O acontecimento da entrada de posse de uma fortuna tão incomparável por um proprietário tão jovem poucas conjeturas trouxera à tona referente ao curso provável de sua conduta. No espaço de três dias, a conduta do herdeiro sobrepujara a do próprio Herodes. Ultrapassou, de longe, as expectativas de seus admiradores mais entusiastas.
Orgias vergonhosas, flagrantes perfídias, atrocidades inauditas deram logo a compreender a seus apavorados vassalos que nenhum escrúpulo de consciência da parte dele lhe poderia de ora em diante garantir a segurança. Eram implacáveis as garras daquele mesquinho Calígula. Palavras de fogo, suntuosos ambientes, a arte como beleza obscena tudo fervia na sua mente escura e tempestuosa. Na noite do quarto dia, pegaram fogo as estribarias do castelo de Berlifitzing. A opinião unânime da vizinhança acrescentou mais este crime à já horrenda lista dos delitos e atrocidades do barão.
As pessoas caridosas, no entanto, haviam atribuído a alteração de procedimento do jovem fidalgo à tristeza natural de um filho que abandona para sempre seus pais.
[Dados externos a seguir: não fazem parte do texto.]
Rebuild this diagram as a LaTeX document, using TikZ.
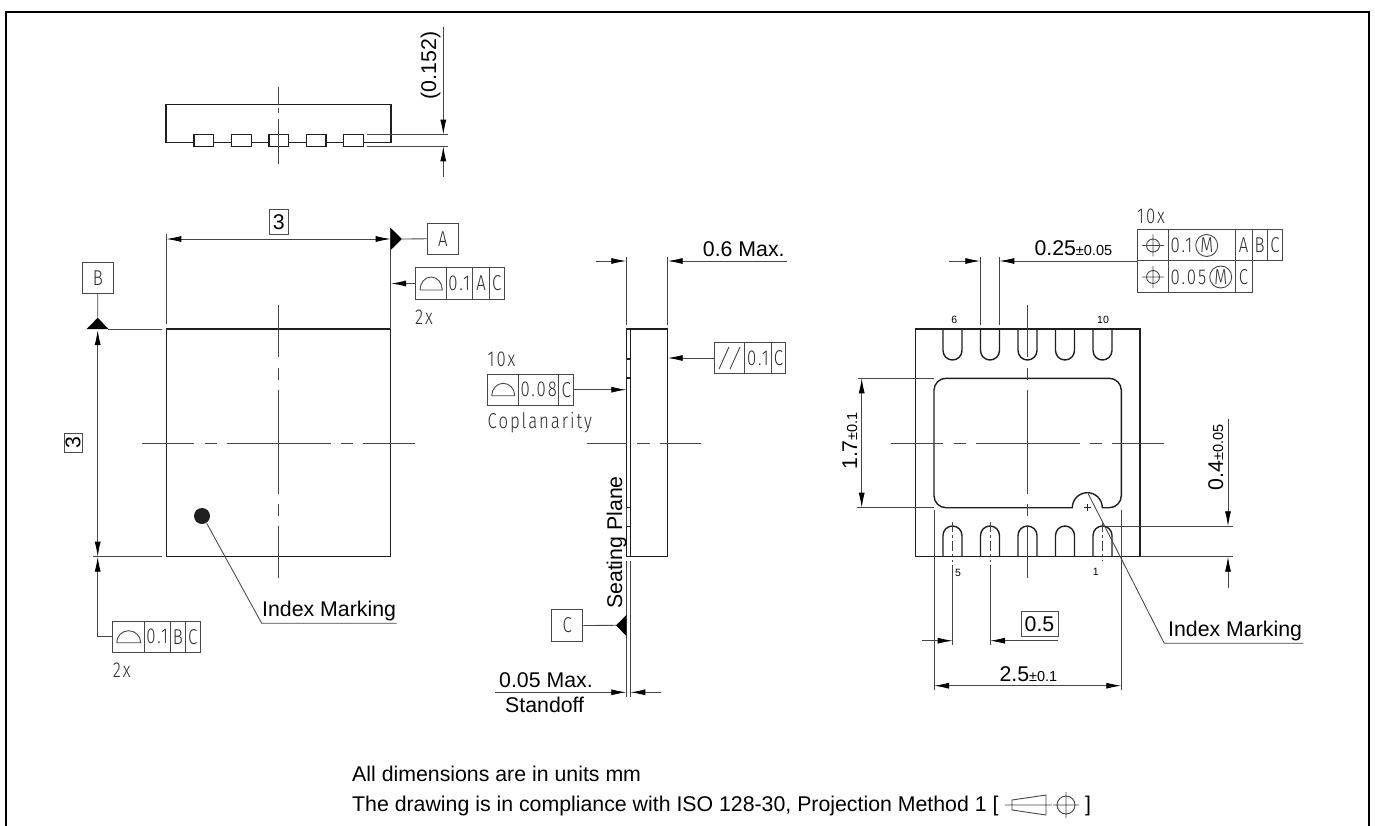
\documentclass[tikz,border=0pt]{standalone}
\usepackage{fontspec}
\setmainfont{Liberation Sans}
\newfontfamily\isofont[UprightFont={* Light},FakeStretch=0.78,LetterSpace=9]{Fira Sans}
\usetikzlibrary{arrows.meta}
\definecolor{thinc}{gray}{0.27}
\tikzset{
  x=1pt,y=-1pt,
  tipa/.tip={Latex[length=15pt,width=6pt,color=black]},
  obj/.style={line width=1.4pt,draw=black!88},
  thn/.style={line width=0.85pt,draw=thinc},
  dimto/.style={thn,-tipa},
  dimboth/.style={thn,tipa-tipa},
  cl/.style={thn,dash pattern=on 52pt off 10.5pt on 12pt off 10pt on 104pt off 10pt on 12pt off 10.5pt on 52pt},
  lbl/.style={inner sep=0pt,font=\fontsize{21.3}{24}\selectfont,text=black},
  tiny/.style={inner sep=0pt,font=\fontsize{10.5}{12}\selectfont,text=black},
  iso/.style={inner sep=0pt,font=\isofont\fontsize{21.5}{24}\selectfont,text=black!82},
  isobox/.style={line width=1pt,draw=black!72},
  datum/.style={fill=black,draw=none},
}
\newcommand{\smalltol}[1]{{\fontsize{14.5}{16}\selectfont #1}}
\newcommand{\semi}[4]{\draw[isobox,line width=0.9pt] (#1,#3) -- (#2,#3) arc[start angle=0,end angle=-180,x radius={(#2-#1)/2},y radius=#4];}
\newcommand{\posn}[2]{\draw[isobox,line width=0.9pt] (#1,#2) circle[radius=6.5] ({#1-11},#2) -- ({#1+11},#2) (#1,{#2-11}) -- (#1,{#2+11});}
\begin{document}
\begin{tikzpicture}
\useasboundingbox (0,0) rectangle (1375,826);
% frame
\draw[line width=2.4pt,black] (6,826) -- (6,12) -- (1369,12) -- (1369,826);

% ---- top view
\draw[obj] (194,142.3) -- (166,142.3) -- (166,104.3) -- (391,104.3) -- (391,142.3) -- (363.3,142.3);
\foreach \a/\b in {194/213.7,231.3/251.3,269/288.7,306.3/326,343.7/363.3}
  \draw[obj,fill=white] (\a,134.3) rectangle (\b,146.7);
\foreach \a/\b in {213.7/231.3,251.3/269,288.7/306.3,326/343.7}
  \draw[obj] (\a,142.3) -- (\b,142.3);
\draw[thn] (278.7,87) -- (278.7,105) (278.7,108) -- (278.7,113) (278.7,119) -- (278.7,164);
\draw[thn] (366.7,134.7) -- (448,134.7) (366.7,146.3) -- (448,146.3);
\coordinate (ta) at (443.3,27); \coordinate (tb) at (443.3,134.7);
\coordinate (tc) at (443.3,177); \coordinate (td) at (443.3,146.3);
\draw[dimto] (ta) -- (tb);
\draw[dimto] (tc) -- (td);
\node[lbl,rotate=90,anchor=base] (t152) at (436,65.5) {(0.152)};

% ---- left view
\draw[obj] (166.3,329) rectangle (390.7,556.7);
\draw[cl] (142.2,443) -- (415.2,443);
\draw[cl] (278.7,305) -- (278.7,581);
\draw[thn] (166.3,234) -- (166.3,324);
\draw[thn] (390.7,228) -- (390.7,329);
\coordinate (la) at (166.3,239); \coordinate (lb) at (390.7,239);
\draw[dimboth] (la) -- (lb);
\node[draw=black!70,line width=0.9pt,lbl,minimum width=19.3pt,minimum height=25pt] (box3a) at (278.7,221.8) {3};
\fill[datum] (390.7,228) -- (402,239) -- (390.7,250) -- cycle;
\node[isobox,draw,iso,minimum width=31pt,minimum height=31pt] (boxA) at (442.8,238.8) {A};
\draw[thn] (402,239) -- (boxA.west);
% tol A
\draw[isobox] (415.3,267.7) rectangle (504,299.3);
\draw[isobox] (446.3,267.7) -- (446.3,299.3) (472.3,267.7) -- (472.3,299.3) (489.7,267.7) -- (489.7,299.3);
\semi{420}{442.3}{290}{13}
\node[iso] (ta1) at (459.3,283.5) {0.1};
\node[iso] (ta2) at (481,283.5) {A};
\node[iso] (ta3) at (496.8,283.5) {C};
\coordinate (tolA) at (415.3,283.5); \coordinate (tolAe) at (391,283.5);
\draw[dimto] (tolA) -- (tolAe);
\node[iso,anchor=west] (x2a) at (415,317) {2x};
% datum B
\node[isobox,draw,iso,minimum width=31pt,minimum height=31pt] (boxB) at (97.8,277.8) {B};
\fill[datum] (97.7,317.7) -- (108.5,329) -- (86.7,329) -- cycle;
\draw[thn] (boxB.south) -- (97.7,317.7);
\draw[thn] (108,329) -- (162.3,329);
\draw[thn] (93.3,556.7) -- (162.3,556.7);
\coordinate (lc) at (97.7,330); \coordinate (ld) at (97.7,556.7);
\draw[dimboth] (lc) -- (ld);
\node[draw=black!70,line width=0.9pt,lbl,rotate=90,minimum width=19pt,minimum height=18pt] (box3b) at (73,443) {3};
% tol B
\draw[isobox] (112.7,621) rectangle (200.3,652.7);
\draw[isobox] (144.3,621) -- (144.3,652.7) (170.3,621) -- (170.3,652.7) (185.3,621) -- (185.3,652.7);
\semi{116.7}{140.7}{642.7}{12}
\node[iso] (tb1) at (157.3,636.8) {0.1};
\node[iso] (tb2) at (177.8,636.8) {B};
\node[iso] (tb3) at (192.8,636.8) {C};
\coordinate (tolB) at (112.7,636.7); \coordinate (tolBb) at (97.7,636.7); \coordinate (tolBe) at (97.7,556.7);
\draw[thn] (tolB) -- (tolBb);
\draw[dimto] (tolBb) -- (tolBe);
\node[iso,anchor=west] (x2b) at (112.7,670) {2x};
% index mark
\fill[black!88] (202,516) circle[radius=8];
\draw[thn] (206.7,523.3) -- (261.7,623.3) -- (396.7,623.3);
\node[lbl,anchor=base west] (im1) at (262,616.7) {Index Marking};

% ---- side view
\draw[obj] (630.3,329) -- (667.7,329) -- (667.7,556.7) -- (626.3,556.7);
\draw[obj] (626.3,329) -- (630.3,329);
\draw[obj] (630.3,329) -- (630.3,556.7);
\draw[obj] (626.3,329) -- (626.3,359) -- (630.3,359);
\draw[thn] (626.3,359) -- (626.3,378);
\draw[obj] (630.3,378) -- (626.3,378) -- (626.3,507.7) -- (630.3,507.7);
\draw[thn] (626.3,507.7) -- (626.3,526.7);
\draw[obj] (630.3,526.7) -- (626.3,526.7) -- (626.3,556.7);
\draw[thn] (586.7,443) -- (626.7,443) (637.3,443) -- (650,443) (660,443) -- (700.7,443);
\draw[thn] (626.3,561) -- (626.3,697.3) (630.3,561) -- (630.3,697.3);
\fill[datum] (626.3,615) -- (616,625.3) -- (626.3,636) -- cycle;
\node[isobox,draw,iso,minimum width=31.3pt,minimum height=31.6pt] (boxC) at (567.3,625.5) {C};
\draw[thn] (boxC.east) -- (616,625.3);
\node[lbl,rotate=90,anchor=base] (seat) at (622,542.5) {Seating Plane};
\coordinate (sa) at (495,692.3); \coordinate (sb) at (626.3,692.3);
\coordinate (sc) at (661,692.3); \coordinate (sd) at (630.3,692.3);
\draw[dimto] (sa) -- (sb);
\draw[dimto] (sc) -- (sd);
\node[lbl,anchor=base west] (s05) at (499,687.7) {0.05 Max.};
\node[lbl,anchor=base west] (stand) at (505,712.3) {Standoff};
\draw[thn] (626.3,256.7) -- (626.3,325) (667.7,256.7) -- (667.7,325);
\coordinate (ma) at (595.7,261); \coordinate (mb) at (626.3,261);
\coordinate (mc) at (786.7,261); \coordinate (md) at (667.7,261);
\draw[dimto] (ma) -- (mb);
\draw[dimto] (mc) -- (md);
\node[lbl,anchor=base west] (m06) at (702.7,256.7) {0.6 Max.};
% parallel box
\draw[isobox] (714,342.3) rectangle (785.7,373.7);
\draw[isobox] (744.7,342.3) -- (744.7,373.7) (771.3,342.3) -- (771.3,373.7);
\draw[isobox,line width=0.9pt] (719,369) -- (729,347) (730,369) -- (740,347);
\node[iso] (p1) at (758,358) {0.1};
\node[iso] (p2) at (778.5,358) {C};
\coordinate (pa) at (714,358); \coordinate (pb) at (667.7,358);
\draw[dimto] (pa) -- (pb);
% coplanarity box
\node[iso,anchor=west] (x10a) at (487.5,359.3) {10x};
\draw[isobox] (487.7,374) rectangle (573.7,405.3);
\draw[isobox] (518.7,374) -- (518.7,405.3) (558.7,374) -- (558.7,405.3);
\semi{491.7}{514.7}{395.7}{12.4}
\node[iso] (c1) at (538.7,389.7) {0.08};
\node[iso] (c2) at (566.2,389.7) {C};
\coordinate (ca) at (573.7,389.7); \coordinate (cb) at (626.3,389.7);
\draw[dimto] (ca) -- (cb);
\node[iso,anchor=west] (cop) at (487.5,422.7) {Coplanarity};

% ---- right view
\draw[obj] (915.3,329) rectangle (1140,556.7);
\foreach \a in {943,980.5,1018,1055.5,1093} {
  \draw[obj] (\a,329) -- (\a,350.5) arc[start angle=180,end angle=0,radius=9.5] -- ({\a+19},329);
  \draw[obj] (\a,556.7) -- (\a,535.5) arc[start angle=180,end angle=360,radius=9.5] -- ({\a+19},556.7);
}
\draw[obj] (946,378.3) -- (1109.3,378.3) arc[start angle=-90,end angle=0,radius=12] -- (1121.3,495.7)
  arc[start angle=0,end angle=90,radius=12] -- (1102.3,507.7)
  arc[start angle=0,end angle=-180,radius=15] -- (946,507.7)
  arc[start angle=90,end angle=180,radius=12] -- (934,390.3)
  arc[start angle=180,end angle=270,radius=12] -- cycle;
\draw[line width=1pt,black!85] (1083.5,507.7) -- (1090.5,507.7) (1087,504.2) -- (1087,511.2);
\draw[cl] (891.2,443) -- (1164.2,443);
\draw[cl] (1027.7,305) -- (1027.7,581);
\foreach \a in {952.7,990} {
  \draw[thn,dash pattern=on 10pt off 3pt on 3pt off 3pt] (\a,522) -- (\a,562);
  \draw[thn] (\a,565) -- (\a,645);
}
\draw[thn,dash pattern=on 10pt off 3pt on 3pt off 3pt] (1102.3,522) -- (1102.3,561);
\node[tiny] (n5) at (958,573) {5};
\node[tiny] (n1) at (1095.7,572) {1};
\node[tiny] (n6) at (954.3,320) {6};
\node[tiny] (n10) at (1103,320) {10};
% 0.5
\coordinate (ha) at (921.7,640.7); \coordinate (hb) at (952.7,640.7);
\coordinate (hc) at (1058.3,640.7); \coordinate (hd) at (990,640.7);
\draw[dimto] (ha) -- (hb);
\draw[dimto] (hc) -- (hd);
\node[draw=black!70,line width=0.9pt,lbl,minimum width=37pt,minimum height=24.6pt] (box05) at (1039.5,624) {0.5};
% 2.5
\draw[thn] (934,510) -- (934,690) (1121.3,510) -- (1121.3,690);
\coordinate (wa) at (934,685.7); \coordinate (wb) at (1121.3,685.7);
\draw[dimboth] (wa) -- (wb);
\node[lbl,anchor=base west] (w25) at (999.3,681) {2.5\smalltol{±0.1}};
% 1.7
\draw[thn] (858,378.3) -- (934,378.3) (857.3,507.7) -- (934,507.7);
\coordinate (va) at (861.7,378.3); \coordinate (vb) at (861.7,507.7);
\draw[dimboth] (va) -- (vb);
\node[lbl,rotate=90,anchor=base west] (v17) at (857,470) {1.7\smalltol{±0.1}};
% 0.4
\draw[thn] (1106.7,526.3) -- (1232.7,526.3) (1140,556.7) -- (1232.7,556.7);
\coordinate (ua) at (1228,419); \coordinate (ub) at (1228,526.3);
\coordinate (uc) at (1228,588.3); \coordinate (ud) at (1228,556.7);
\draw[dimto] (ua) -- (ub);
\draw[dimto] (uc) -- (ud);
\node[lbl,rotate=90,anchor=base west] (v04) at (1223,490.7) {0.4\smalltol{±0.05}};
% index marking right
\draw[thn] (1088.3,494) -- (1164.3,643.3) -- (1303.3,643.3);
\node[lbl,anchor=base west] (im2) at (1168,636.7) {Index Marking};
% 0.25
\draw[thn] (980.3,256.7) -- (980.3,325) (999.3,256.7) -- (999.3,325);
\coordinate (qa) at (949.3,261); \coordinate (qb) at (980.3,261);
\coordinate (qc) at (1137.3,261); \coordinate (qd) at (999.3,261);
\draw[dimto] (qa) -- (qb);
\draw[dimto] (qc) -- (qd);
\node[lbl,anchor=base west] (w025) at (1034.3,256) {0.25\smalltol{±0.05}};
% tol pos
\node[iso,anchor=west] (x10b) at (1137,216) {10x};
\draw[isobox] (1137.3,230) rectangle (1282.3,261);
\draw[isobox] (1137.3,261) rectangle (1252,292.3);
\draw[isobox] (1168,230) -- (1168,292.3) (1235,230) -- (1235,292.3) (1252,230) -- (1252,261) (1267.3,230) -- (1267.3,261);
\posn{1153}{245.5}
\posn{1153}{277}
\node[iso,anchor=west] (r1) at (1170.5,245.5) {0.1};
\draw[isobox,line width=0.9pt] (1206.7,245.5) circle[radius=11];
\node[iso] (r1m) at (1206.7,245.5) {M};
\node[iso,anchor=west] (r2) at (1170.5,277) {0.05};
\draw[isobox,line width=0.9pt] (1220.7,277) circle[radius=11];
\node[iso] (r2m) at (1220.7,277) {M};
\node[iso] (r3) at (1243.5,245.5) {A};
\node[iso] (r4) at (1259.7,245.5) {B};
\node[iso] (r5) at (1275,245.5) {C};
\node[iso] (r6) at (1243.5,277) {C};

% ---- notes
\node[lbl,anchor=base west] (note1) at (352,781) {All dimensions are in units mm};
\node[lbl,anchor=base west] (note2) at (352,811) {The drawing is in compliance with ISO 128-30, Projection Method 1 [};
\node[lbl,anchor=base west] (note3) at (1085,811) {]};
\draw[isobox,line width=0.9pt] (1012,800) -- (1012,810) -- (1046,815) -- (1046,795) -- cycle (1005,805) -- (1052,805);
\draw[isobox,line width=0.9pt] (1066,805) circle[radius=9] (1053,805) -- (1079,805) (1066,792) -- (1066,818);
\end{tikzpicture}
\end{document}
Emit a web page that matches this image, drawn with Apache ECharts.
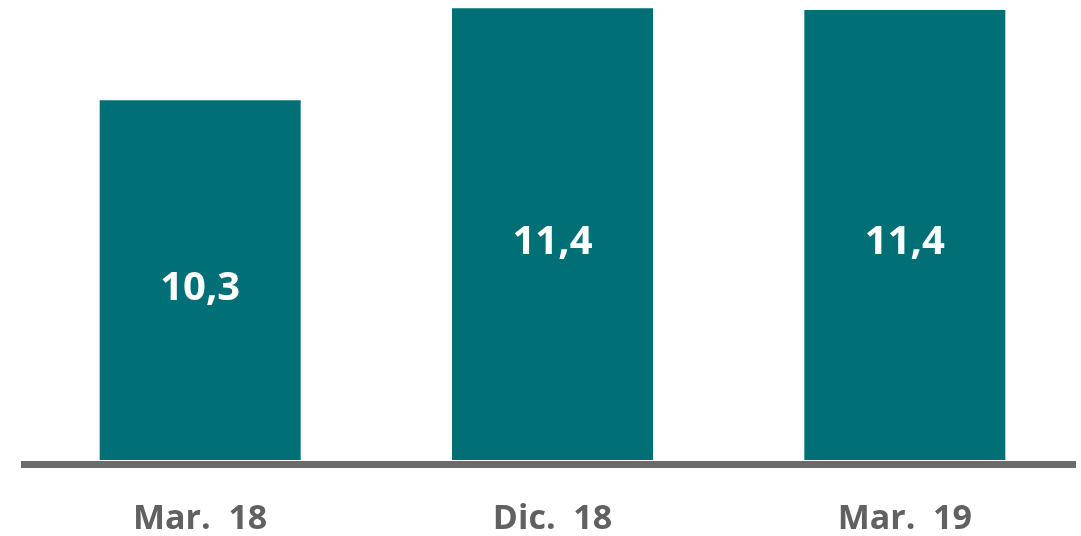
<!DOCTYPE html>
<html>
<head>
<meta charset="utf-8">
<script src="https://cdn.jsdelivr.net/npm/echarts@6/dist/echarts.min.js"></script>
<style>
html,body{margin:0;padding:0;background:#fff;}
#chart{width:1081px;height:536px;}
</style>
</head>
<body>
<div id="chart"></div>
<script>
const categories = ['Mar.  18', 'Dic.  18', 'Mar.  19'];
const values = [10.3, 11.4, 11.38];

const chart = echarts.init(document.getElementById('chart'), null, {renderer: 'canvas'});
chart.setOption({
  animation: false,
  backgroundColor: '#ffffff',
  grid: [
    {left: 24, right: -1, top: 0, bottom: 75, containLabel: false},
    {left: 21, right: 5, top: 0, bottom: 72, containLabel: false}
  ],
  xAxis: [
    {
      type: 'category', gridIndex: 0, data: categories,
      axisLine: {show: false},
      axisTick: {show: false},
      axisLabel: {
        color: '#616161', fontFamily: 'Open Sans', fontWeight: 'bold',
        fontSize: 34, margin: 42
      }
    },
    {
      type: 'category', gridIndex: 1, data: categories,
      axisLine: {show: true, lineStyle: {color: '#6b6b6b', width: 7, cap: 'butt'}},
      axisTick: {show: false},
      axisLabel: {show: false}
    }
  ],
  yAxis: [
    {type: 'value', gridIndex: 0, min: 6, max: 11.5, show: false},
    {type: 'value', gridIndex: 1, min: 6, max: 11.5, show: false}
  ],
  series: [{
    type: 'bar',
    xAxisIndex: 0, yAxisIndex: 0,
    data: values,
    barWidth: 201,
    itemStyle: {color: '#007076'},
    label: {
      show: true, position: 'inside', offset: [0, 8],
      color: '#ffffff', fontFamily: 'Open Sans', fontWeight: 'bold', fontSize: 40,
      formatter: p => p.value.toFixed(1).replace('.', ',')
    }
  }]
});
</script>
</body>
</html>
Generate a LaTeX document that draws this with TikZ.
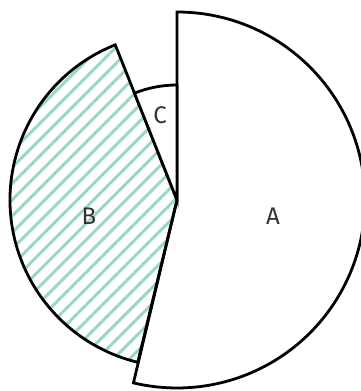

Alguns havia, de fato, que a atribuíam a uma ideia demasiado exagerada de sua própria importância e dignidade. Outros ainda (entre os quais pode ser mencionado o médico da família) não hesitavam em falar numa melancolia mórbida e num mal hereditário. Tenebrosas insinuações de natureza mais equivocas corriam entre o povo.
Na verdade, o apego depravado do barão à sua montaria recentemente adquirida – apego que seguia o aumentar das inclinações ferozes e demoníacas do animal – tornara-se, por fim, aos olhos de todos os homens de bom-senso, um fervor nojento e contra a natureza. No esplendor do meio-dia, a horas mortas da noite, doente ou com saúde, na calma ou na tempestade, o jovem Metzengerstein havia se fundido com o cavalo colossal, cujas ousadias intratáveis tão bem se adequavam ao próprio espírito do dono.
Havia, além disso, circunstâncias que, ligadas aos recentes acontecimentos, davam um caráter sobrenatural e monstruoso à mania do cavaleiro e às capacidades do corcel. O espaço que ele transpunha em um simples salto fora cuidadosamente medido. Verificou-se que excedia, por uma diferença espantosa, as mais ousadas expectativas das mais imaginosas criaturas.
Num instante, o tropel dos cascos ressoou forte e áspero acima do bramido das labaredas e dos assobios do vento, um instante ainda e, transpondo dum só salto o portão e o fosso, o corcel lançou-se pelas escadarias oscilantes do palácio e, como o cavaleiro, desapareceu no turbilhão caótico do fogo".